Naar boven ↑

Annotatie

mr. J.H.J. Verbaan
7 september 2016

Rechtspraak

Salduz-klacht na december-uitspraak Hoge Raad inzake Salduz.

De verdediging klaagt namens verdachte, ten aanzien van wie medeplegen van invoer van heroïne is bewezenverklaard, over onder meer de verwerping door het hof van het verweer dat het recht op rechtsbijstand tijdens de verhoren door de politie is geschonden. Het hof heeft dat verweer als volgt samengevat en verworpen:

 ‘Verweren met betrekking tot vormverzuimen in het voorbereidend onderzoek. De raadsman van de verdachte heeft ter terechtzitting in hoger beroep bepleit dat sprake is van ernstige en onherstelbare vormverzuimen in de zin van artikel 359a Sv, die dienen te leiden tot uitsluiting van het daaruit verkregen bewijs, de “verboden vruchten” en aldus tot vrijspraak van de verdachte van de hem ten laste gelegde feiten. De raadsman heeft daartoe het volgende aangevoerd: a) Volgens vaste jurisprudentie van het EHRM dient de verdachte niet enkel het recht te hebben op consultatie van een raadsman voorafgaand aan zijn verhoor, maar dient de raadsman ook aanwezig te zijn ten tijde van het verhoor, om zijn recht op een eerlijk proces ex artikel 6 EVRM te waarborgen en daarbij wordt in het bijzonder verwezen naar de uitspraken Salduz en Panovits en daarop gebaseerde jurisprudentie van het EHRM. Op 22 oktober 2013 is een Richtlijn (2013/48/EU) aangenomen, waarin deze rechten van de verdachte expliciet zijn opgenomen, die uiterlijk 27 november 2016 in Nederland dient te zijn omgezet. De Straatsburgse jurisprudentie heeft volgens de raadsman, met betrekking tot het recht op bijstand tijdens liet politieverhoor, declaratoire werking. Nu in deze zaak het recht op rechtsbijstand in strijd met artikel 6 EVRM is toegepast en artikel 359a Sv van toepassing is, dient al het uit de verhoren van de verdachte verkregene van het bewijs te worden uitgesloten.’
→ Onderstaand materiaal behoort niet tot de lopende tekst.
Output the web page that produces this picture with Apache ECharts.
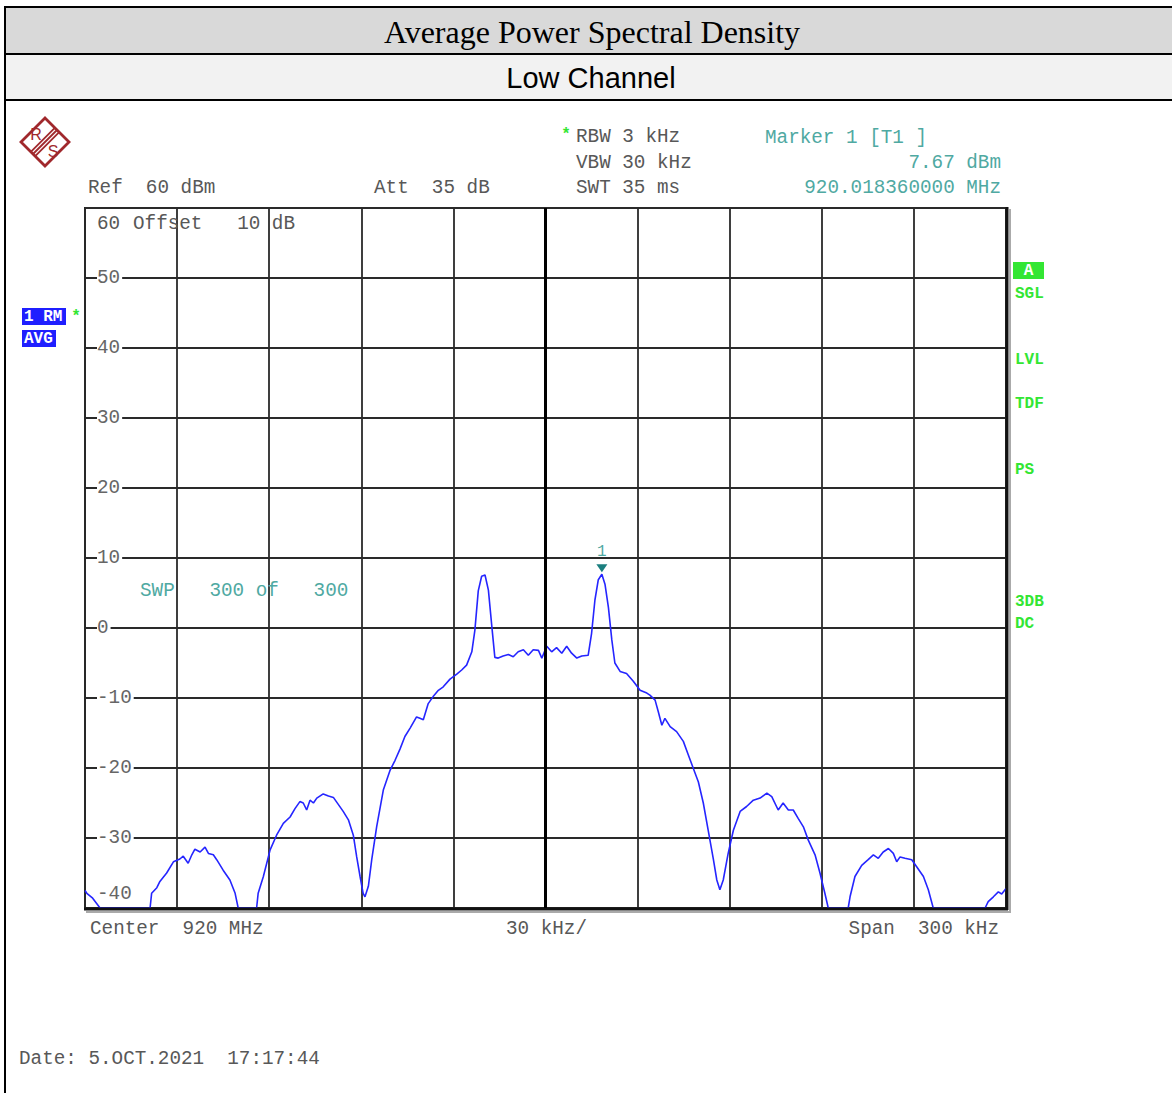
<!DOCTYPE html>
<html>
<head>
<meta charset="utf-8">
<script src="https://cdn.jsdelivr.net/npm/echarts@6/dist/echarts.min.js"></script>
<style>
html,body{margin:0;padding:0;background:#fff;}
#chart{width:1172px;height:1093px;}
</style>
</head>
<body>
<div id="chart"></div>
<script>
// ---- data (frequency offset from 920 MHz centre, kHz ; level dBm) ----
const freqKHz = [-150, -149.4, -147.5, -145.1, -128.8, -128.3, -126.6, -125.6, -123.4, -121.2,
  -119.1, -118.0, -116.4, -115.2, -114.2, -112.5, -110.9, -109.8, -108.2, -107.1,
  -105.0, -102.8, -101.1, -100.1, -94.1, -93.6, -91.9, -89.7, -87.6, -85.4,
  -83.2, -81.6, -80.0, -78.9, -77.8, -76.7, -75.6, -74.5, -72.4, -70.7,
  -69.1, -67.5, -65.9, -64.2, -62.6, -61.5, -60.4, -59.4, -58.8, -57.7,
  -56.6, -55.0, -52.8, -50.6, -49.0, -47.4, -45.8, -44.1, -42.0, -40.9,
  -39.8, -38.2, -36.6, -34.9, -33.3, -31.1, -28.9, -27.3, -25.7, -24.0,
  -23.0, -21.9, -20.8, -19.7, -18.6, -17.5, -16.5, -15.4, -13.8, -12.1,
  -10.5, -8.9, -7.2, -5.6, -4.0, -2.3, -1.2, 0.4, 2.0, 3.6,
  5.3, 6.9, 8.5, 10.2, 11.8, 13.9, 15.0, 16.1, 17.2, 18.36,
  19.4, 20.5, 21.6, 22.6, 24.3, 26.4, 28.6, 30.8, 33.0, 34.0,
  35.7, 36.7, 37.9, 38.9, 40.6, 42.7, 44.9, 46.5, 48.1, 49.8,
  51.4, 53.0, 54.7, 55.8, 56.8, 57.9, 59.5, 61.2, 63.4, 65.5,
  67.7, 69.9, 72.1, 73.7, 75.8, 77.4, 79.1, 80.7, 82.3, 84.0,
  85.6, 87.8, 89.4, 91.0, 92.1, 98.6, 99.2, 100.8, 103.0, 105.1,
  106.8, 108.4, 110.0, 111.7, 113.3, 114.4, 115.5, 117.1, 119.3, 120.9,
  123.1, 124.7, 126.3, 143.2, 144.2, 145.9, 147.5, 148.6, 150];
const levelDbm = [-37.5, -37.9, -38.6, -40, -40, -37.9, -37.1, -36.2, -35, -33.4,
  -33, -32.6, -33.6, -32.4, -31.6, -32, -31.3, -32.2, -32.4, -33.1,
  -34.6, -36, -37.9, -40, -40, -37.9, -35.5, -31.7, -29.6, -27.9,
  -27, -25.8, -24.8, -25, -26, -24.6, -25, -24.3, -23.7, -24.0,
  -24.2, -25.2, -26.2, -27.4, -29.6, -32.7, -35.5, -37.9, -38.4, -36.9,
  -33.1, -28.4, -23.1, -20.3, -18.9, -17.3, -15.5, -14.3, -12.7, -12.9,
  -13.1, -10.8, -9.8, -8.9, -8.4, -7.3, -6.6, -6.0, -5.3, -3.4,
  -0.3, 5.3, 7.4, 7.57, 5.4, 0.3, -4.2, -4.3, -4.0, -3.8,
  -4.1, -3.4, -3.1, -3.9, -3.1, -3.2, -4.3, -2.6, -3.4, -2.8,
  -3.6, -2.6, -3.6, -4.3, -4.0, -3.9, -0.8, 4.0, 6.9, 7.67,
  6.2, 2.9, -1.7, -5.0, -6.2, -6.5, -7.6, -8.9, -9.3, -9.6,
  -10.3, -11.9, -13.9, -12.9, -14.1, -14.8, -16.2, -18.1, -20.0, -22.0,
  -25.0, -28.9, -33.1, -36, -37.4, -36, -32.2, -28.9, -26.2, -25.5,
  -24.6, -24.3, -23.6, -24.1, -26, -25, -26, -26, -27.2, -28.4,
  -30.3, -32.4, -35, -37.9, -40, -40, -38.4, -35.5, -33.9, -33.1,
  -32.4, -32.9, -32, -31.5, -32.2, -33.4, -32.7, -32.9, -33.1, -34.1,
  -35.5, -37.4, -40, -40, -39.1, -38.4, -37.7, -38.0, -37.2];
const markerFreq = 18.36;   // kHz offset -> 920.018360000 MHz
const markerLevel = 7.67;   // dBm
const refLevel = 60, bottomLevel = -40, dbPerDiv = 10;
const spanMin = -150, spanMax = 150, kHzPerDiv = 30;

const titleText = 'Average Power Spectral Density';
const subTitleText = 'Low Channel';
const headerLeft = ['Ref  60 dBm', 'Att  35 dB'];
const headerMid = ['RBW 3 kHz', 'VBW 30 kHz', 'SWT 35 ms'];
const markerLines = ['Marker 1 [T1 ]', '7.67 dBm', '920.018360000 MHz'];
const footer = ['Center  920 MHz', '30 kHz/', 'Span  300 kHz'];
const dateText = 'Date: 5.OCT.2021  17:17:44';
const sideLabels = ['SGL', 'LVL', 'TDF', 'PS', '3DB', 'DC'];

const MONO = "'Liberation Mono','DejaVu Sans Mono',monospace";
const GRAY = '#585858';
const TEAL = '#4fa9a2';
const GREEN = '#33e633';
const BLUE = '#1f1fff';
const LOGO = '#a0282c';

const data = freqKHz.map((f, i) => [f, levelDbm[i]]);

const chart = echarts.init(document.getElementById('chart'), null, {renderer: 'svg'});

function txt(x, y, s, o) {
  return {type: 'text', x: x, y: y, z: 10, style: Object.assign({
    text: s, fill: GRAY, font: '19.3px ' + MONO, textAlign: 'left', textVerticalAlign: 'middle'
  }, o || {})};
}

const sideY = [294, 360, 404, 470, 602, 624];
const d = 2.2;
const graphics = [
  // table header cells
  {type: 'rect', shape: {x: 5, y: 7, width: 1180, height: 47}, style: {fill: '#d9d9d9', stroke: '#000', lineWidth: 2}},
  {type: 'rect', shape: {x: 5, y: 54, width: 1180, height: 46}, style: {fill: '#f2f2f2', stroke: '#000', lineWidth: 2}},
  {type: 'rect', shape: {x: 5, y: 100, width: 1180, height: 1000}, style: {fill: 'none', stroke: '#000', lineWidth: 2}},
  txt(592, 32, titleText, {fill: '#000', font: "32px 'Liberation Serif','Times New Roman',serif", textAlign: 'center'}),
  txt(591, 78, subTitleText, {fill: '#000', font: "29px 'Liberation Sans',Arial,sans-serif", textAlign: 'center'}),
  // R&S logo
  {type: 'polygon', shape: {points: [[45, 118], [69, 142], [45, 166], [21, 142]]}, style: {fill: 'none', stroke: LOGO, lineWidth: 2.8}},
  {type: 'line', shape: {x1: 57 - d, y1: 130 - d, x2: 33 - d, y2: 154 - d}, style: {stroke: LOGO, lineWidth: 1.8}},
  {type: 'line', shape: {x1: 57, y1: 130, x2: 33, y2: 154}, style: {stroke: LOGO, lineWidth: 1.8}},
  {type: 'line', shape: {x1: 57 + d, y1: 130 + d, x2: 33 + d, y2: 154 + d}, style: {stroke: LOGO, lineWidth: 1.8}},
  txt(36, 134, 'R', {fill: LOGO, font: "16px 'Liberation Sans',Arial,sans-serif", textAlign: 'center'}),
  txt(53, 151, 'S', {fill: LOGO, font: "16px 'Liberation Sans',Arial,sans-serif", textAlign: 'center'}),
  // instrument header texts
  txt(88, 188, headerLeft[0]),
  txt(374, 188, headerLeft[1]),
  txt(566, 135, '*', {fill: GREEN, font: 'bold 16px ' + MONO, textAlign: 'center'}),
  txt(576, 137, headerMid[0]),
  txt(576, 163, headerMid[1]),
  txt(576, 188, headerMid[2]),
  txt(765, 138, markerLines[0], {fill: TEAL}),
  txt(1001, 163, markerLines[1], {fill: TEAL, textAlign: 'right'}),
  txt(1001, 188, markerLines[2], {fill: TEAL, textAlign: 'right'}),
  txt(133, 224, 'Offset   10 dB'),
  txt(140, 591, 'SWP   300 of   300', {fill: TEAL}),
  txt(90, 929, footer[0]),
  txt(506, 929, footer[1]),
  txt(999, 929, footer[2], {textAlign: 'right'}),
  txt(19, 1059, dateText),
  // trace info boxes (left)
  {type: 'rect', shape: {x: 22, y: 308, width: 44, height: 17}, style: {fill: BLUE}},
  txt(24, 317, '1 RM', {fill: '#fff', font: 'bold 16px ' + MONO}),
  {type: 'rect', shape: {x: 22, y: 330, width: 34, height: 17}, style: {fill: BLUE}},
  txt(24, 339, 'AVG', {fill: '#fff', font: 'bold 16px ' + MONO}),
  txt(76, 317, '*', {fill: GREEN, font: 'bold 16px ' + MONO, textAlign: 'center'}),
  // right status labels
  {type: 'rect', shape: {x: 1013, y: 262, width: 31, height: 17}, style: {fill: GREEN}},
  txt(1028.5, 271, 'A', {fill: '#fff', font: 'bold 16px ' + MONO, textAlign: 'center'}),
  // thick frame right / bottom with shadow
  {type: 'line', shape: {x1: 1007, y1: 207, x2: 1007, y2: 910}, z: 5, style: {stroke: '#111', lineWidth: 3}},
  {type: 'line', shape: {x1: 1010, y1: 209, x2: 1010, y2: 912}, z: 5, style: {stroke: '#aaa', lineWidth: 2}},
  {type: 'line', shape: {x1: 84, y1: 909, x2: 1008, y2: 909}, z: 5, style: {stroke: '#111', lineWidth: 3}},
  {type: 'line', shape: {x1: 86, y1: 912, x2: 1011, y2: 912}, z: 5, style: {stroke: '#aaa', lineWidth: 2}}
];
sideLabels.forEach((s, i) => graphics.push(txt(1015, sideY[i], s, {fill: GREEN, font: 'bold 16px ' + MONO})));

const option = {
  animation: false,
  backgroundColor: '#fff',
  grid: {left: 85, top: 208, width: 921, height: 700, show: true, borderColor: '#222', borderWidth: 2, backgroundColor: 'transparent'},
  xAxis: {
    type: 'value', min: spanMin, max: spanMax, interval: kHzPerDiv,
    axisLine: {show: false}, axisTick: {show: false}, axisLabel: {show: false},
    splitLine: {show: true, lineStyle: {color: '#2a2a2a', width: 1.8}}
  },
  yAxis: {
    type: 'value', min: bottomLevel, max: refLevel, interval: dbPerDiv,
    axisLine: {show: false}, axisTick: {show: false},
    splitLine: {show: true, lineStyle: {color: '#2a2a2a', width: 1.8}},
    axisLabel: {
      inside: true, margin: 12, color: '#666', fontFamily: MONO, fontSize: 19.3,
      formatter: function (v) {
        if (v === refLevel) return '{top|' + v + '}';
        if (v === bottomLevel) return '{bot|' + v + '}';
        return '{mid|' + v + '}';
      },
      rich: {
        mid: {backgroundColor: '#fff', padding: [0, 2, 0, 0], color: '#666', fontFamily: MONO, fontSize: 19.3},
        top: {padding: [32, 0, 0, 0], color: '#585858', fontFamily: MONO, fontSize: 19.3},
        bot: {padding: [0, 0, 28, 0], color: '#666', fontFamily: MONO, fontSize: 19.3}
      }
    }
  },
  series: [{
    type: 'line', data: data, showSymbol: false, clip: true,
    lineStyle: {color: '#2525ff', width: 1.6}, z: 3,
    markLine: {
      silent: true, symbol: ['none', 'none'], label: {show: false},
      lineStyle: {color: '#000', width: 3, type: 'solid'},
      data: [{xAxis: 0}]
    },
    markPoint: {
      silent: true, symbol: 'triangle', symbolRotate: 180, symbolSize: [11, 8], symbolOffset: [0, -6],
      itemStyle: {color: '#1b7f7f'},
      label: {show: true, position: 'top', distance: 4, formatter: '1', color: TEAL, fontFamily: MONO, fontSize: 16},
      data: [{coord: [markerFreq, markerLevel]}]
    }
  }],
  graphic: graphics
};
chart.setOption(option);
</script>
</body>
</html>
Het hof maakt rechtsoverwegingen 2.5.1 en 2.5.2 uit ECLI:NL:HR:2014:770 tot de zijne en ziet in het aangevoerde geen aanleiding hiervan af te wijken. De Hoge Raad stelt vast dat er in cassatie van uit dient te worden gegaan dat de verklaringen van de verdachte die zijn opgenomen in bewijsmiddel (16) door het hof zijn aangemerkt als het resultaat van en afgelegd tijdens een verhoor als bedoeld in artikel 29 Sv door de politie. De Hoge Raad overweegt voorts dat het na het bestreden arrest van het hof van 27 augustus 2015 de regels met betrekking tot rechtsbijstand tijdens politieverhoor heeft aangescherpt in ECLI:NL:HR:2015:3608. De Hoge Raad overweegt, na het aanhalen van de rechtsoverwegingen onder 6 uit ECLI:NL:HR:2015:3068, dat de klacht de vraag vanaf wanneer het in ECLI:NL:HR:2015:3608 neergelegde recht op rechtsgeleerde bijstand tijdens verhoren door de politie geldt, aan de orde stelt. De Hoge Raad overweegt dat het in ECLI:NL:HR:2015:3608 de regels betreffende rechtsbijstand heeft aangescherpt, op de wijze en op de gronden zoals in dat arrest aangegeven. De Hoge Raad oordeelt dat, anders dan de klacht voorstaat, ECLI:NL:HR:2015:3608 niet inhoudt dat de regels betreffende rechtsbijstand die de Hoge Raad in dat arrest heeft uiteengezet met terugwerkende kracht gelden. Voor toekomstige gevallen geldt dus vanaf het wijzen van ECLI:NLHR:2015:3608 op 22 december 2015, dat een aangehouden verdachte het recht heeft op bijstand van een raadsman tijdens zijn verhoor door de politie, behoudens bij het bestaan van dwingende redenen om dat recht te beperken. De Hoge Raad overweegt vervolgens nog dat uit rechtsoverweging 6.4.2 van ECLI:NL:HR:2015:3608 volgt dat en waarom ten aanzien van een verzuim van zodanige verhoorsbijstand in de periode van 22 december 2015 tot 1 maart 2016 bij wijze van overgangsrechtelijke regel niet het rechtsgevolg van bewijsuitsluiting wordt verbonden. (Zie ook SR 2016-0329.)